======== MATERIAL ========
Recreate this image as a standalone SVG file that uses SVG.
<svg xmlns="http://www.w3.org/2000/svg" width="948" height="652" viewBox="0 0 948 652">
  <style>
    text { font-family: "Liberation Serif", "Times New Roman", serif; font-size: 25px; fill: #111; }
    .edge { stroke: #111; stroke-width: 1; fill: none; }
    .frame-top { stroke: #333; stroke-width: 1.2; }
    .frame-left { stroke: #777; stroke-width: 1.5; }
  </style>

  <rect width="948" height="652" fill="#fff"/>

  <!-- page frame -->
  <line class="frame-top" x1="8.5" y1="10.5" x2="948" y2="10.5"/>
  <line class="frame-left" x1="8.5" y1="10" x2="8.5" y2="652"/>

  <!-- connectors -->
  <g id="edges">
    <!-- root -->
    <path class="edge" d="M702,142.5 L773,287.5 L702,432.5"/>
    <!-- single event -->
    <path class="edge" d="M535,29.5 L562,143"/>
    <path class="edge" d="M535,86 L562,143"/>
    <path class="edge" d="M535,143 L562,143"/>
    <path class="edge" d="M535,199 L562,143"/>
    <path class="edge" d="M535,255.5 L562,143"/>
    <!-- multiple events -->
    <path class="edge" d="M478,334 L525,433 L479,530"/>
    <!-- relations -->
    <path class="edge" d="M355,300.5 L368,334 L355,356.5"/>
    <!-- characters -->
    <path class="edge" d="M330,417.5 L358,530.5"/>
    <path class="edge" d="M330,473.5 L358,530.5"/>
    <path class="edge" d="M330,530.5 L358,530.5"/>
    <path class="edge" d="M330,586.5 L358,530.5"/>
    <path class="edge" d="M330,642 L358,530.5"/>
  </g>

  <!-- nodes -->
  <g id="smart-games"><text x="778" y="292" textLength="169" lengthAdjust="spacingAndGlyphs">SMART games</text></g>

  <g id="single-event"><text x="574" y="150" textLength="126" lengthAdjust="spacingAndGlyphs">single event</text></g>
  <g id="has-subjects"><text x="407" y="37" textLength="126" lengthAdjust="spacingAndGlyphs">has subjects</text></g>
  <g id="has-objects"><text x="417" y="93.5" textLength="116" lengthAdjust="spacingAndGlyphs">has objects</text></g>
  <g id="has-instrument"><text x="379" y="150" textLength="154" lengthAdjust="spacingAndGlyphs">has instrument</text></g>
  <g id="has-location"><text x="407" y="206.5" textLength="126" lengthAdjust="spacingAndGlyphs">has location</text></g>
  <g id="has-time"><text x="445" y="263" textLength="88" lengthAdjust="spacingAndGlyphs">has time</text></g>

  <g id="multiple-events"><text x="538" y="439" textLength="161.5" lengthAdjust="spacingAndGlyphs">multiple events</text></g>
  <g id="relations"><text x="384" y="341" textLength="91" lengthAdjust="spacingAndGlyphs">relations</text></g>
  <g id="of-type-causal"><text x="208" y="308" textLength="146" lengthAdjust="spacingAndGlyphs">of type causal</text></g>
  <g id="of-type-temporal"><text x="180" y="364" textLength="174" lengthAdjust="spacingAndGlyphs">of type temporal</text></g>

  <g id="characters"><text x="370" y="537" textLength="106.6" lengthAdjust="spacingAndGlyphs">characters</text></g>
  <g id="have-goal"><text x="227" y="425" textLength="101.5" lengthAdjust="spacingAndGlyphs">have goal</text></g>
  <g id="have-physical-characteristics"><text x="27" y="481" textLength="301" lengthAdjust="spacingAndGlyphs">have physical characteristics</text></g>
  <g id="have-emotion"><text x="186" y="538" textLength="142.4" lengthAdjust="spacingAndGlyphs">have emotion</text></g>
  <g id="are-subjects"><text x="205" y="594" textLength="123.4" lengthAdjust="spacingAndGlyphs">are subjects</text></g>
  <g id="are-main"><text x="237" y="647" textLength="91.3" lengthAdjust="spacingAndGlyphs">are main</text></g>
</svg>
========
TASK OBJECTIVE
Reproduce the listing shown above in its entirety, exactly.

THE RESULT
Recreate this image as a standalone SVG file that uses SVG.
<svg xmlns="http://www.w3.org/2000/svg" width="948" height="652" viewBox="0 0 948 652">
  <style>
    text { font-family: "Liberation Serif", "Times New Roman", serif; font-size: 25px; fill: #111; }
    .edge { stroke: #111; stroke-width: 1; fill: none; }
    .frame-top { stroke: #333; stroke-width: 1.2; }
    .frame-left { stroke: #777; stroke-width: 1.5; }
  </style>

  <rect width="948" height="652" fill="#fff"/>

  <!-- page frame -->
  <line class="frame-top" x1="8.5" y1="10.5" x2="948" y2="10.5"/>
  <line class="frame-left" x1="8.5" y1="10" x2="8.5" y2="652"/>

  <!-- connectors -->
  <g id="edges">
    <!-- root -->
    <path class="edge" d="M702,142.5 L773,287.5 L702,432.5"/>
    <!-- single event -->
    <path class="edge" d="M535,29.5 L562,143"/>
    <path class="edge" d="M535,86 L562,143"/>
    <path class="edge" d="M535,143 L562,143"/>
    <path class="edge" d="M535,199 L562,143"/>
    <path class="edge" d="M535,255.5 L562,143"/>
    <!-- multiple events -->
    <path class="edge" d="M478,334 L525,433 L479,530"/>
    <!-- relations -->
    <path class="edge" d="M355,300.5 L368,334 L355,356.5"/>
    <!-- characters -->
    <path class="edge" d="M330,417.5 L358,530.5"/>
    <path class="edge" d="M330,473.5 L358,530.5"/>
    <path class="edge" d="M330,530.5 L358,530.5"/>
    <path class="edge" d="M330,586.5 L358,530.5"/>
    <path class="edge" d="M330,642 L358,530.5"/>
  </g>

  <!-- nodes -->
  <g id="smart-games"><text x="778" y="292" textLength="169" lengthAdjust="spacingAndGlyphs">SMART games</text></g>

  <g id="single-event"><text x="574" y="150" textLength="126" lengthAdjust="spacingAndGlyphs">single event</text></g>
  <g id="has-subjects"><text x="407" y="37" textLength="126" lengthAdjust="spacingAndGlyphs">has subjects</text></g>
  <g id="has-objects"><text x="417" y="93.5" textLength="116" lengthAdjust="spacingAndGlyphs">has objects</text></g>
  <g id="has-instrument"><text x="379" y="150" textLength="154" lengthAdjust="spacingAndGlyphs">has instrument</text></g>
  <g id="has-location"><text x="407" y="206.5" textLength="126" lengthAdjust="spacingAndGlyphs">has location</text></g>
  <g id="has-time"><text x="445" y="263" textLength="88" lengthAdjust="spacingAndGlyphs">has time</text></g>

  <g id="multiple-events"><text x="538" y="439" textLength="161.5" lengthAdjust="spacingAndGlyphs">multiple events</text></g>
  <g id="relations"><text x="384" y="341" textLength="91" lengthAdjust="spacingAndGlyphs">relations</text></g>
  <g id="of-type-causal"><text x="208" y="308" textLength="146" lengthAdjust="spacingAndGlyphs">of type causal</text></g>
  <g id="of-type-temporal"><text x="180" y="364" textLength="174" lengthAdjust="spacingAndGlyphs">of type temporal</text></g>

  <g id="characters"><text x="370" y="537" textLength="106.6" lengthAdjust="spacingAndGlyphs">characters</text></g>
  <g id="have-goal"><text x="227" y="425" textLength="101.5" lengthAdjust="spacingAndGlyphs">have goal</text></g>
  <g id="have-physical-characteristics"><text x="27" y="481" textLength="301" lengthAdjust="spacingAndGlyphs">have physical characteristics</text></g>
  <g id="have-emotion"><text x="186" y="538" textLength="142.4" lengthAdjust="spacingAndGlyphs">have emotion</text></g>
  <g id="are-subjects"><text x="205" y="594" textLength="123.4" lengthAdjust="spacingAndGlyphs">are subjects</text></g>
  <g id="are-main"><text x="237" y="647" textLength="91.3" lengthAdjust="spacingAndGlyphs">are main</text></g>
</svg>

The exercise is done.